We don't bag our clippings, we mow when the grass gets high, then let it dry in lawn just like hay would, then rake it up and feed it to the goats, use it for bedding, and feed it to the rabbit.  Just be careful that you don't give too much as it will give them the scours if they are not used to it.  Bagging it would keep it wet and that would NOT be good for the goats.  If you can let it dry first, it would probably be ok in moderation.


----------



## manybirds (Jun 8, 2012)

I make sure mine always have a small amount of hay available in the summer, generally they stay out and browse during the day and come in and munch and sleep at night. in the winter i give them unlimited amount of grass hay and a few pads of alfalfa at night to my dairy doe's


----------



## lovinglife (Jun 11, 2012)

Our pasture is mostly grass, so this would not be good?  I did not know this when I had milk goats years ago.  We have smallish trees in our pasture, would they eat the trees?


----------



## Catahoula (Jun 11, 2012)

Yup, they'll eat the tree...leaves on branches that are low enough and the bark too. I wrapped chicken wires around the tree truck. We also have tall grass and they hard ate that. They love the bushes and woody ground covers.


----------



## manybirds (Jun 11, 2012)

lovinglife said:
			
		

> Our pasture is mostly grass, so this would not be good?  I did not know this when I had milk goats years ago.  We have smallish trees in our pasture, would they eat the trees?

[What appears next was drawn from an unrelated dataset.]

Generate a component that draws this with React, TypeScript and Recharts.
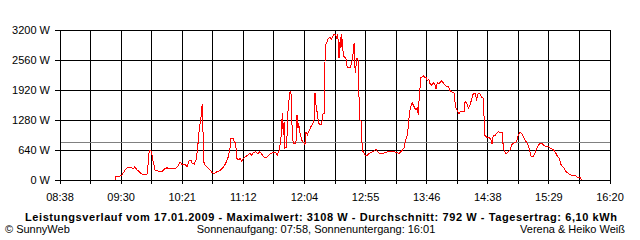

yes your pasture should be good enough, though offering a small amount of grass hay would be a good idea, they probably won't eat much of it if they have grass too. what are the trees? if they can reach the branches and leaves they'll eat them (even the pines)


----------



## lovinglife (Jun 12, 2012)

our trees are all young pines, and I would be feeding grass hay every day.  The cows already took out some of the trees, so not sure if I would worry about that too much, I would probably fence off a few of the nicer ones.


----------



## hcppam (Jun 12, 2012)

lovinglife said:
			
		

> our trees are all young pines, and I would be feeding grass hay every day.  The cows already took out some of the trees, so not sure if I would worry about that too much, I would probably fence off a few of the nicer ones.


Yeah the goats will damage your trees, I have old pines and there doing a job on the bark, planing on wrapping them in Chicken wire this weekend, you should see my iron wood trees,  and they call them that for a reason.


----------